The above formula for my gain is also wrong but i guess thats because my formula for the zero and pole frequency is also wrong. So where are my mistakes here? Help would be much appreaciated!

• Why are you introducing the zero factor in your first line of equations? Dec 12, 2020 at 13:21
• A pole or a zero is the inverse of a time constant whose unit is time [s]. You can see that in the pole expression, you don't have a time constant in the denominator. $g_m$ has the dimension of [A]/[V] and must also appear in the pole expression. It is $g_m$ that you must factor in the numerator (and bring back to the denominator then) to have $g_m(1-\frac{s}{\omega_z})$. Dec 12, 2020 at 13:24
• @Rein Well you've just edited that line to remove one of them so I think you don't really need this explaining. The pole frequency is zero from what I can see. Dec 12, 2020 at 13:25
• The confusion often comes from the factor affected to $s$ in the denominator. In this example, the pole is at $s=0$, it is located at the origin. However, there is a factor associated to it and I usually call it the 0-dB crossover pole meaning that when $s=\omega_{po}$ then the gain is 1 or 0 dB. Dec 12, 2020 at 13:29
• @Rein the pole frequency is zero period. That is what you asked for. I don't know what you are modelling and therefore I cannot say anything else. Dec 12, 2020 at 13:35

## 1 Answer

When you write a transfer function, it is important to respect a so-called low-entropy format where the poles and the zeroes clearly appear. In your case, for instance, the correct expression should be in the form of: $$\H(s)=\frac{1-\frac{s}{\omega_z}}{\frac{s}{\omega_{po}}}\$$.
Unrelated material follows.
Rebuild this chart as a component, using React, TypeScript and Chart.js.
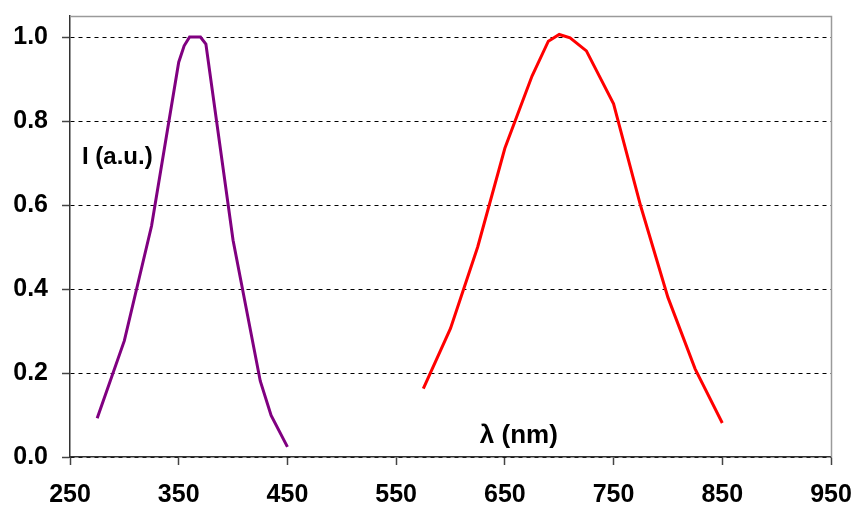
import React, { useEffect, useRef } from "react";
import { Chart, registerables } from "chart.js";

Chart.register(...registerables);

// Data
const uvWavelengths = [275, 300, 325, 350, 355, 360, 370, 375, 400, 425, 435, 450];
const uvIntensity = [0.092, 0.277, 0.55, 0.94, 0.979, 1.0, 1.0, 0.983, 0.516, 0.181, 0.099, 0.024];
const redWavelengths = [575, 600, 625, 650, 675, 690, 700, 710, 725, 750, 775, 800, 825, 850];
const redIntensity = [0.163, 0.306, 0.5, 0.735, 0.907, 0.99, 1.006, 0.998, 0.967, 0.841, 0.597, 0.38, 0.21, 0.081];

const xTicks = [250, 350, 450, 550, 650, 750, 850, 950];
const yTicks = [0, 0.2, 0.4, 0.6, 0.8, 1.0];
const xMin = 250;
const xMax = 950;
const yMin = 0;
const yMax = 1.05;

const yAxisLabel = "I (a.u.)";
const yAxisLabelPos = { x: 261, y: 0.714 };
const xAxisLabel = "λ (nm)";
const xAxisLabelPos = { x: 627, y: 0.05 };

const FONT = "'Liberation Sans', Arial, sans-serif";

export default function App() {
  const ref = useRef<HTMLCanvasElement | null>(null);

  useEffect(() => {
    if (!ref.current) return;

    const framePlugin = {
      id: "frame",
      beforeDatasetsDraw(chart: any) {
        const { ctx, chartArea } = chart;
        ctx.save();
        ctx.strokeStyle = "#9a9a9a";
        ctx.lineWidth = 1.5;
        ctx.beginPath();
        ctx.moveTo(chartArea.left, chartArea.top + 0.5);
        ctx.lineTo(chartArea.right + 0.5, chartArea.top + 0.5);
        ctx.lineTo(chartArea.right + 0.5, chartArea.bottom);
        ctx.stroke();
        ctx.restore();
      },
    };

    const labelPlugin = {
      id: "labels",
      afterDatasetsDraw(chart: any) {
        const { ctx, scales } = chart;
        ctx.save();
        ctx.fillStyle = "#000";
        ctx.textAlign = "left";
        ctx.textBaseline = "middle";
        ctx.font = `bold 24px ${FONT}`;
        ctx.fillText(yAxisLabel, scales.x.getPixelForValue(yAxisLabelPos.x), scales.y.getPixelForValue(yAxisLabelPos.y));
        ctx.font = `bold 26px ${FONT}`;
        ctx.fillText(xAxisLabel, scales.x.getPixelForValue(xAxisLabelPos.x), scales.y.getPixelForValue(xAxisLabelPos.y));
        ctx.restore();
      },
    };

    const chart = new Chart(ref.current, {
      type: "line",
      data: {
        datasets: [
          {
            data: uvWavelengths.map((x, i) => ({ x, y: uvIntensity[i] })),
            borderColor: "#800080",
            borderWidth: 3,
            pointRadius: 0,
            tension: 0,
            fill: false,
          },
          {
            data: redWavelengths.map((x, i) => ({ x, y: redIntensity[i] })),
            borderColor: "#ff0000",
            borderWidth: 3,
            pointRadius: 0,
            tension: 0,
            fill: false,
          },
        ],
      },
      options: {
        animation: false,
        responsive: false,
        devicePixelRatio: 1,
        layout: { padding: { top: 16, right: 25, left: 0, bottom: 0 } },
        plugins: {
          legend: { display: false },
          tooltip: { enabled: false },
        },
        scales: {
          x: {
            type: "linear",
            min: xMin,
            max: xMax,
            afterBuildTicks: (s: any) => {
              s.ticks = xTicks.map((value) => ({ value }));
            },
            afterFit: (s: any) => {
              s.height = 51;
              s.paddingLeft = 0;
              s.paddingRight = 0;
            },
            ticks: {
              color: "#000",
              padding: 15,
              font: { family: FONT, size: 25, weight: "bold" },
              maxRotation: 0,
              autoSkip: false,
            },
            grid: {
              drawOnChartArea: false,
              drawTicks: true,
              tickLength: 8,
              tickColor: "#444",
              tickWidth: 1.5,
            },
            border: { color: "#333", width: 1.5 },
          },
          y: {
            type: "linear",
            min: yMin,
            max: yMax,
            afterBuildTicks: (s: any) => {
              s.ticks = yTicks.map((value) => ({ value }));
            },
            afterFit: (s: any) => {
              s.width = 70;
              s.paddingTop = 0;
              s.paddingBottom = 0;
            },
            ticks: {
              color: "#000",
              padding: 14,
              font: { family: FONT, size: 25, weight: "bold" },
              callback: (v: any) => Number(v).toFixed(1),
            },
            grid: {
              color: "#000",
              lineWidth: 1,
              drawTicks: true,
              tickLength: 8,
              tickColor: "#444",
              tickWidth: 1.5,
            },
            border: { color: "#333", width: 1.5, dash: [4, 4] },
          },
        },
      },
      plugins: [framePlugin, labelPlugin],
    });

    return () => chart.destroy();
  }, []);

  return (
    <div style={{ position: "fixed", left: 0, top: 0, width: 856, height: 508, background: "#fff" }}>
      <canvas ref={ref} width={856} height={508} style={{ display: "block" }} />
    </div>
  );
}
The numerator hosts a right-half-plane zero (a RHPZ) while the denominator shows a pole located at the origin for $$\s=0\$$. By factoring $$\g_m\$$ in the numerator, you can determine the zero and what I call the 0-dB crossover pole. Rearranging, you have $$\\omega_z=\frac{g_m}{C_{gd}}\$$ and $$\\omega_{po}=\frac{g_m}{C_{gd}+C_{gs}}\$$. Please note that you always need to verify the homogeneity of your formulas: a pole or a zero is the inverse of a time constant expressed in seconds [s]. As $$\g_{m}\$$ is expressed in [A]/[V], we are ok.
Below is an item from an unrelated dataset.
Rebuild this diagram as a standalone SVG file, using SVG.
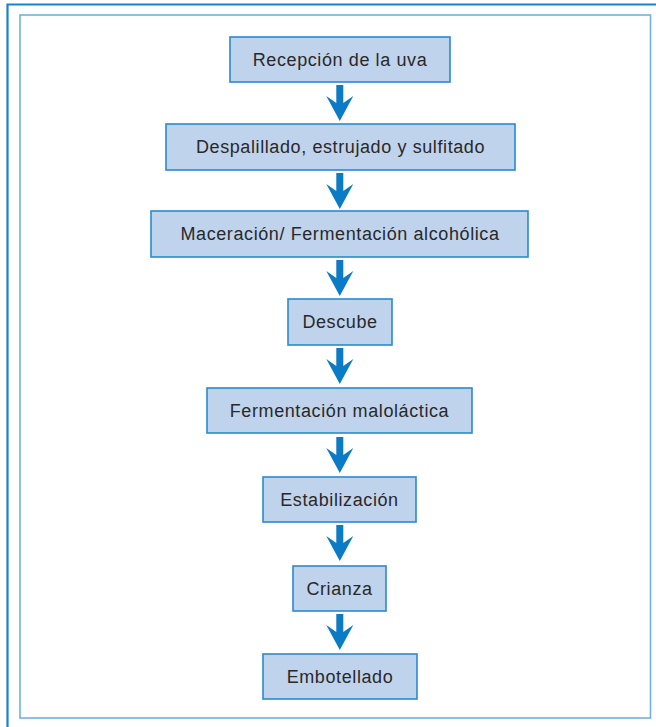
<svg xmlns="http://www.w3.org/2000/svg" width="656" height="727" viewBox="0 0 656 727">
  <defs>
    <style>
      .frame-outer { fill: none; stroke: #1a82c6; stroke-width: 2.2; }
      .frame-inner { fill: none; stroke: #6db3de; stroke-width: 1.6; }
      .box { fill: #bfd4ec; stroke: #2a8ad0; stroke-width: 1.6; }
      .label { font-family: "Liberation Sans", Arial, sans-serif; font-size: 18px; letter-spacing: 0.6px; fill: #2a2829; text-anchor: middle; }
      .arrow { fill: #0a7bc4; }
    </style>
    <!-- downward arrow, origin at shaft top centre -->
    <polygon id="down" points="-3.5,0 3.5,0 3.5,18 13.5,11 0,36 -13.5,11 -3.5,18"/>
  </defs>

  <!-- page frames -->
  <path class="frame-outer" d="M7.5,730 V4.5 H660"/>
  <rect class="frame-inner" x="20" y="15" width="630.5" height="703"/>

  <!-- connectors -->
  <g id="connectors" class="arrow">
    <use href="#down" x="339.8" y="85"/>
    <use href="#down" x="339.8" y="173"/>
    <use href="#down" x="339.8" y="260"/>
    <use href="#down" x="339.8" y="348"/>
    <use href="#down" x="339.8" y="437"/>
    <use href="#down" x="339.8" y="525"/>
    <use href="#down" x="339.8" y="614"/>
  </g>

  <g id="recepcion">
    <rect class="box" x="230" y="37" width="220" height="45"/>
    <text class="label" x="340" y="66">Recepción de la uva</text>
  </g>
  <g id="despalillado">
    <rect class="box" x="166" y="124" width="349" height="46"/>
    <text class="label" x="340.5" y="153">Despalillado, estrujado y sulfitado</text>
  </g>
  <g id="maceracion">
    <rect class="box" x="151" y="211" width="377" height="46"/>
    <text class="label" x="340" y="240">Maceración/ Fermentación alcohólica</text>
  </g>
  <g id="descube">
    <rect class="box" x="288" y="299" width="104" height="46"/>
    <text class="label" x="340" y="328">Descube</text>
  </g>
  <g id="malolactica">
    <rect class="box" x="207" y="388" width="265" height="45"/>
    <text class="label" x="339.5" y="417">Fermentación maloláctica</text>
  </g>
  <g id="estabilizacion">
    <rect class="box" x="263" y="477" width="153" height="45"/>
    <text class="label" x="339.5" y="506">Estabilización</text>
  </g>
  <g id="crianza">
    <rect class="box" x="293" y="566" width="93" height="45"/>
    <text class="label" x="339.5" y="595">Crianza</text>
  </g>
  <g id="embotellado">
    <rect class="box" x="263" y="654" width="154" height="45"/>
    <text class="label" x="340" y="683">Embotellado</text>
  </g>
</svg>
Now, this expression is not the best we can do because it brings no insight in what is going on with this formula. The most compact formula uses what is called an inverted zero: from your first expression, format $$\sC_{gd}\$$, simplify by $$\s\$$ and you now have $$\H(s)=H_{inf}(1-\frac{\omega_z}{s})\$$ naturally highlighting the gain of this expression when $$\s\$$ approaches infinity: $$\H_{inf}=\frac{C_{gd}}{C_{gd}+C{gs}}\$$.
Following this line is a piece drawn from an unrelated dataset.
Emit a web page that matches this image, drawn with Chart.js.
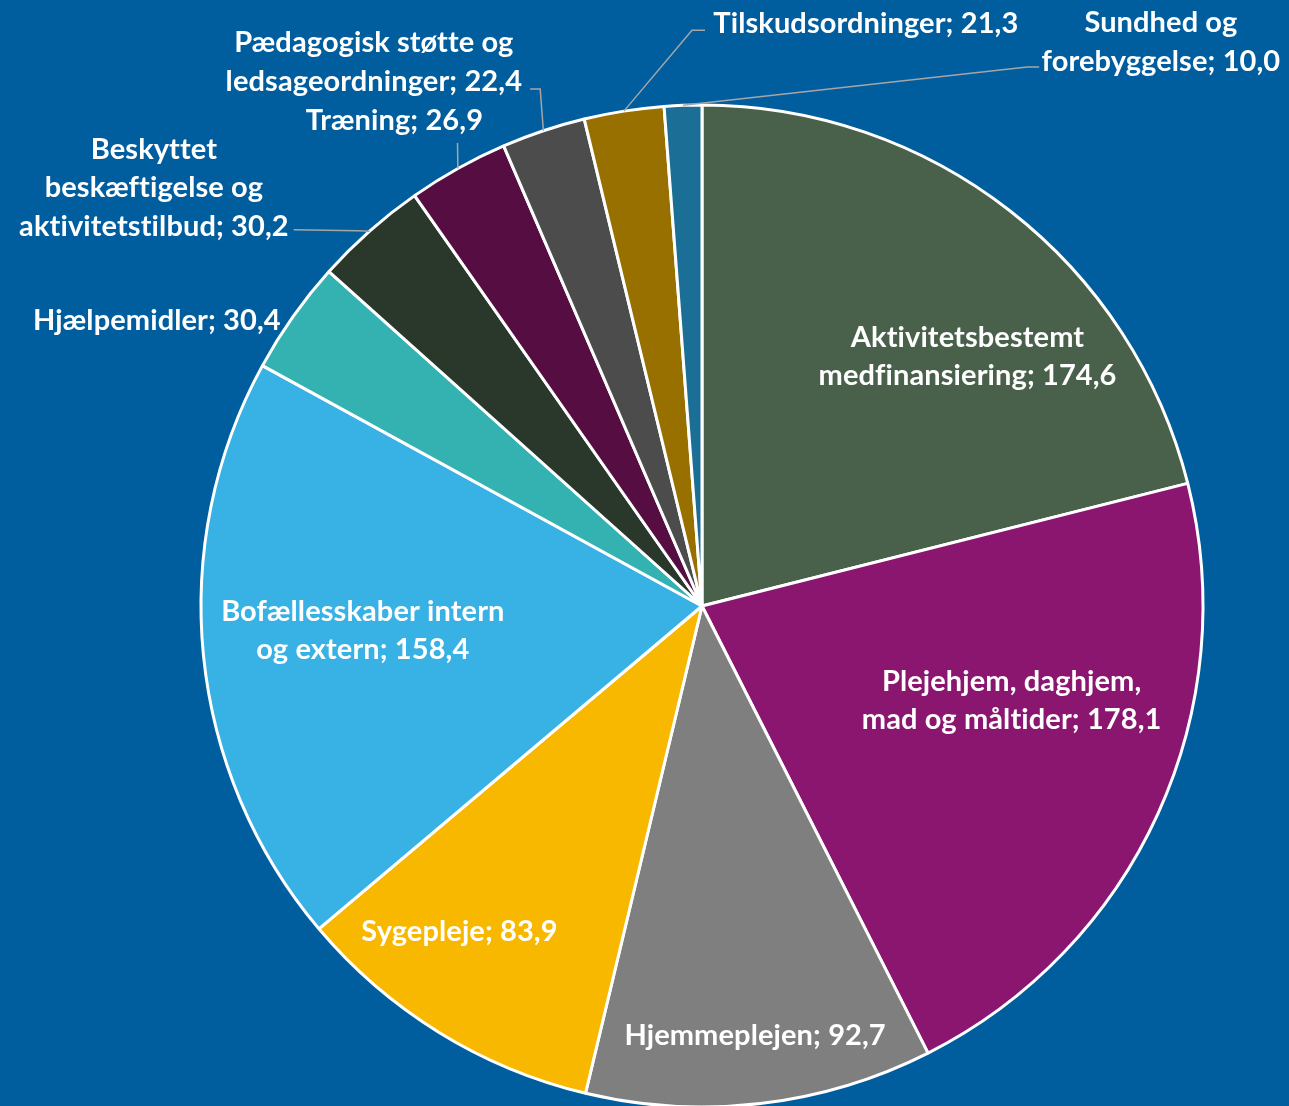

I have gathered these different expressions in the below Mathcad sheet and they are identical:

Many times, I have seen people confused with transfer functions that are not optimally written. Properly rearranging a transfer function with a leading term (when it exists) followed by a dimensionless quotient is the way to go.